Lady Willie Forbus

Lady Willie Forbus
Lady Willie Forbus (Democrat) represented the 44th Legislative District in the State Senate, 1943-1947.

Born 1892, in Yazoo County, Mississippi, to a sharecropper family. Though they were poor Forbus' mother, a music teacher, was very ambitious for the six children and went to extreme lengths to give them a high school education. Forbus worked her way through college at the University of Mississippi and the University of Michigan, where she earned her law degree.

After the last exam, she packed her bags and with a twenty dollar bill in her pocket boarded a train for Seattle. Forbus sought acceptance and opportunity in the developing West [that] she knew would be denied her in the East.

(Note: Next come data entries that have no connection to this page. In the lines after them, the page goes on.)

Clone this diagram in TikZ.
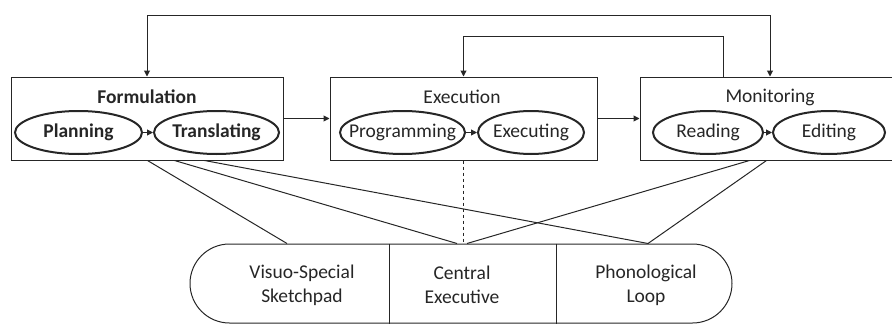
\documentclass[tikz,border=0pt]{standalone}
\usepackage{fontspec}
\setmainfont{Carlito}
\usetikzlibrary{shapes.geometric,shapes.misc,arrows.meta}
\begin{document}
\begin{tikzpicture}[x=1pt,y=-1pt,
  font=\fontsize{19.5}{24}\selectfont,
  color=black!85,
  line width=1pt,
  box/.style={draw, rectangle, minimum height=83, inner sep=0},
  oval/.style={draw, ellipse, line width=2pt, minimum height=43, inner sep=0},
  title/.style={inner sep=0},
  bold/.style={font=\fontsize{19.5}{24}\selectfont\bfseries},
  memtext/.style={inner sep=0, align=center},
  tip/.tip={Triangle[length=6pt,width=6pt]},
  arr/.style={-tip},
  link/.style={line width=1pt}]
\useasboundingbox (0,0) rectangle (892,324);

% process boxes (the last one runs past the right margin)
\node[box, minimum width=272] (form) at (147,118.5) {};
\node[box, minimum width=267] (exec) at (463.5,118.5) {};
\node[box, minimum width=258] (mon)  at (769,118.5) {};

% box titles
\node[title, bold] (ftitle) at (147,97) {Formulation};
\node[title] (etitle) at (462,97) {Execution};
\node[title] (mtitle) at (770,97) {Monitoring};

% sub-processes: the ellipse keeps its set size, the word sits in its centre
\node[oval, minimum width=127, label={[inner sep=0, bold]center:Planning}] (plan)  at (78.5,132.5) {};
\node[oval, minimum width=125, label={[inner sep=0, bold]center:Translating}] (trans) at (216.5,132.5) {};
\node[oval, minimum width=125, label={[inner sep=0]center:Programming}] (prog) at (402.5,132.5) {};
\node[oval, minimum width=106, label={[inner sep=0]center:Executing}] (exe)  at (531,132.5) {};
\node[oval, minimum width=110, label={[inner sep=0]center:Reading}] (read) at (708,132.5) {};
\node[oval, minimum width=112, label={[inner sep=0]center:Editing}] (edit) at (829,132.5) {};

\draw[arr] (plan) -- (trans);
\draw[arr] (prog) -- (exe);
\draw[arr] (read) -- (edit);

% flow between processes
\draw[arr] (form.east) -- (exec.west);
\draw[arr] (exec.east) -- (mon.west);
\draw[tip-tip] (form.north) -- ++(0,-61) -| ([xshift=1pt]mon.north);
\draw[arr] ([xshift=-46pt]mon.north) -- ++(0,-40) -| (exec.north);

% working memory
\node[draw, rounded rectangle, minimum width=542, minimum height=79, inner sep=0] (pill) at (461,283.5) {};
\draw ([xshift=-72pt]pill.north) -- ([xshift=-72pt]pill.south);
\draw ([xshift=95pt]pill.north) -- ([xshift=95pt]pill.south);
\node[memtext] (vs) at (302,285) {Visuo-Special\\Sketchpad};
\node[memtext] (ce) at (462,285) {Central\\Executive};
\node[memtext] (pl) at (646,285) {Phonological\\Loop};

% links to working memory
\coordinate (vsin)  at ([xshift=-174pt]pill.north);
\coordinate (cein1) at ([xshift=-4pt]pill.north);
\coordinate (cein2) at ([xshift=6pt]pill.north);
\coordinate (plin)  at ([xshift=187pt]pill.north);
\draw[link] ([xshift=137pt]form.south west) -- (vsin);
\draw[link] ([xshift=164pt]form.south west) -- (cein1);
\draw[link] ([xshift=194pt]form.south west) -- (plin);
\draw[link, dashed] (exec.south) -- (exec.south |- pill.north);
\draw[link] ([xshift=110pt]mon.south west) -- (cein2);
\draw[link] ([xshift=127pt]mon.south west) -- (plin);
\end{tikzpicture}
\end{document}
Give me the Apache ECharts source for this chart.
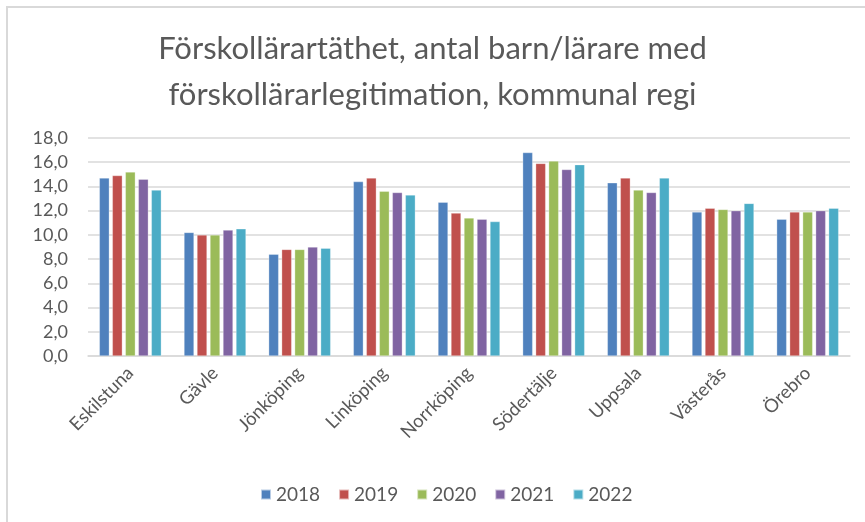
<!DOCTYPE html>
<html>
<head>
<meta charset="utf-8">
<script src="https://cdn.jsdelivr.net/npm/echarts@6/dist/echarts.min.js"></script>
<style>
  html, body { margin: 0; padding: 0; background: #fff; }
  #main { width: 865px; height: 522px; }
</style>
</head>
<body>
<div id="main"></div>
<script>
// kommuner
const categories = ['Eskilstuna', 'Gävle', 'Jönköping', 'Linköping', 'Norrköping', 'Södertälje', 'Uppsala', 'Västerås', 'Örebro'];
const years = ['2018', '2019', '2020', '2021', '2022'];

// barn per lärare med legitimation, per år
const v2018 = [14.7, 10.2, 8.4, 14.4, 12.7, 16.8, 14.3, 11.9, 11.3];
const v2019 = [14.9, 10.0, 8.8, 14.7, 11.8, 15.9, 14.7, 12.2, 11.9];
const v2020 = [15.2, 10.0, 8.8, 13.6, 11.4, 16.1, 13.7, 12.1, 11.9];
const v2021 = [14.6, 10.4, 9.0, 13.5, 11.3, 15.4, 13.5, 12.0, 12.0];
const v2022 = [13.7, 10.5, 8.9, 13.3, 11.1, 15.8, 14.7, 12.6, 12.2];

const yTicks = [0, 2, 4, 6, 8, 10, 12, 14, 16, 18];

const colors = ['#4F81BD', '#C0504D', '#9BBB59', '#8064A2', '#4BACC6'];
const seriesData = [v2018, v2019, v2020, v2021, v2022];
const font = 'Lato, "Open Sans", sans-serif';

const chart = echarts.init(document.getElementById('main'));
const option = {
  animation: false,
  color: colors,
  title: {
    text: 'Förskollärartäthet, antal barn/lärare med\nförskollärarlegitimation, kommunal regi',
    left: 'center',
    top: 21,
    textStyle: { fontFamily: font, fontSize: 31, fontWeight: 'normal', color: '#595959', lineHeight: 46 }
  },
  graphic: [{
    type: 'rect',
    shape: { x: 7, y: 7, width: 900, height: 600 },
    style: { fill: 'none', stroke: '#d9d9d9', lineWidth: 2 },
    silent: true
  }],
  legend: {
    data: years,
    top: 480,
    left: 255,
    icon: 'rect',
    itemWidth: 10,
    itemHeight: 10,
    itemGap: 18,
    textStyle: { fontFamily: font, fontSize: 19, color: '#595959' }
  },
  grid: { left: 88, right: 15, top: 138, bottom: 166 },
  xAxis: {
    type: 'category',
    data: categories,
    axisLine: { lineStyle: { color: '#d9d9d9', width: 1.5 } },
    axisTick: { show: false },
    axisLabel: { rotate: 45, margin: 14, fontFamily: font, fontSize: 18.5, color: '#595959' }
  },
  yAxis: {
    type: 'value',
    min: yTicks[0],
    max: yTicks[yTicks.length - 1],
    interval: 2,
    axisLine: { show: false },
    axisTick: { show: false },
    splitLine: { lineStyle: { color: '#d9d9d9', width: 1.5 } },
    axisLabel: {
      margin: 20,
      fontFamily: font,
      fontSize: 18,
      color: '#595959',
      formatter: v => v.toFixed(1).replace('.', ',')
    }
  },
  series: years.map((y, i) => ({
    name: y,
    type: 'bar',
    data: seriesData[i],
    barWidth: 10,
    barGap: '30%',
    itemStyle: { borderColor: 'rgba(255,255,255,0.6)', borderWidth: 0.5 }
  }))
};
chart.setOption(option);
</script>
</body>
</html>
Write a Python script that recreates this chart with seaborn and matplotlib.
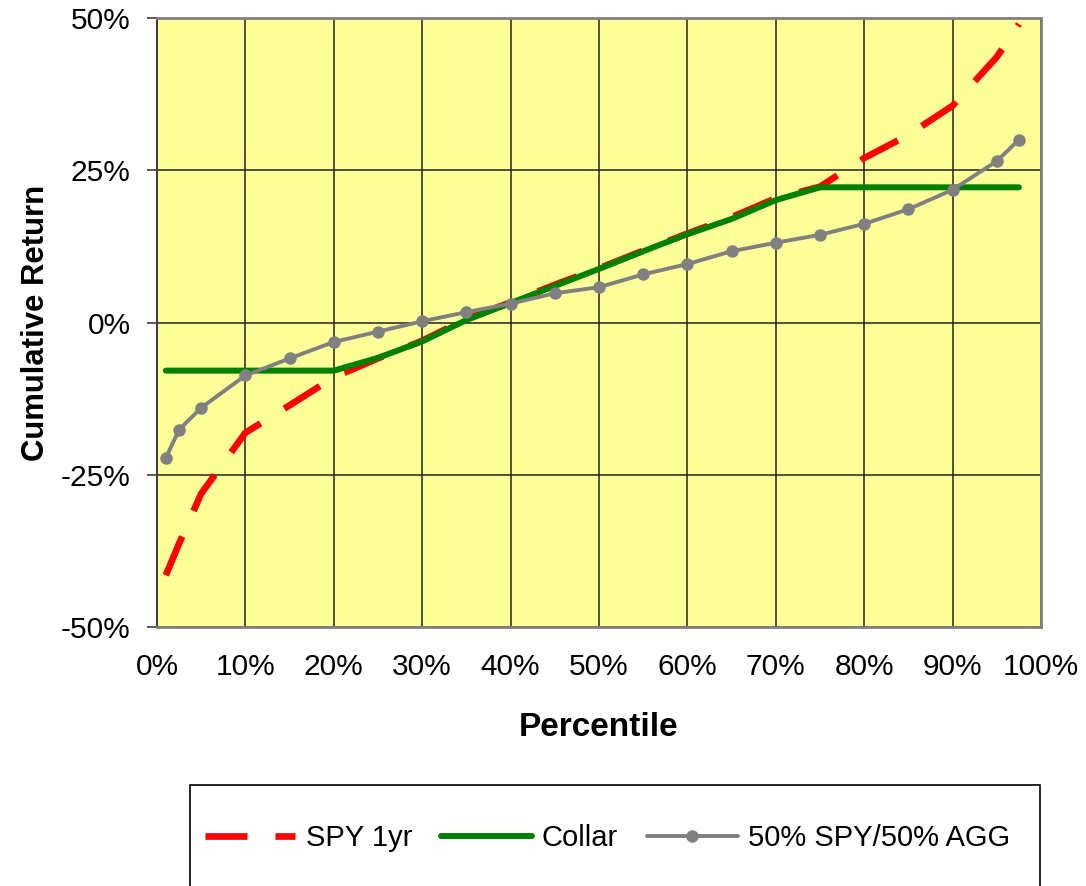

For ten years Forbus was Seattle's only woman lawyer. She caught the attention of the Women's Legislative Council, which enlisted her to lobby Congress for the Twentieth Amendment (women's suffrage) and the Child Labor Amendment. Forbus joined the Democratic Party and soon became the chairwoman of their speakers bureau. She traveled across the state speaking at hundreds of locations in support of Roosevelt administration policies. In time she became a well-known political figure and was asked to run for the Senate by the King County Democratic Central Committee. She recalls, "I never was particularly interested in becoming a member of the Legislature. I wanted to be a judge. But in those days the discrimination was in the Bar. I couldn't get any help out of the Bar Association."

In the Legislature, Senator Forbus was appointed chairwoman of the Judiciary Committee and was a member of the important Appropriations Committee. Issues she worked for were: children's rights, mandatory automobile insurance, public power, equal opportunity, and equal pay for equal work. During her tenure Senator Forbus' two daughters accompanied her to Olympia.

"My philosophy has always been to help those people who are not able to help themselves. I've always fought very hard for education -- it's almost a religion to me that you get an education then you don't need to get public help because you have a tool in your hands, you have a skill."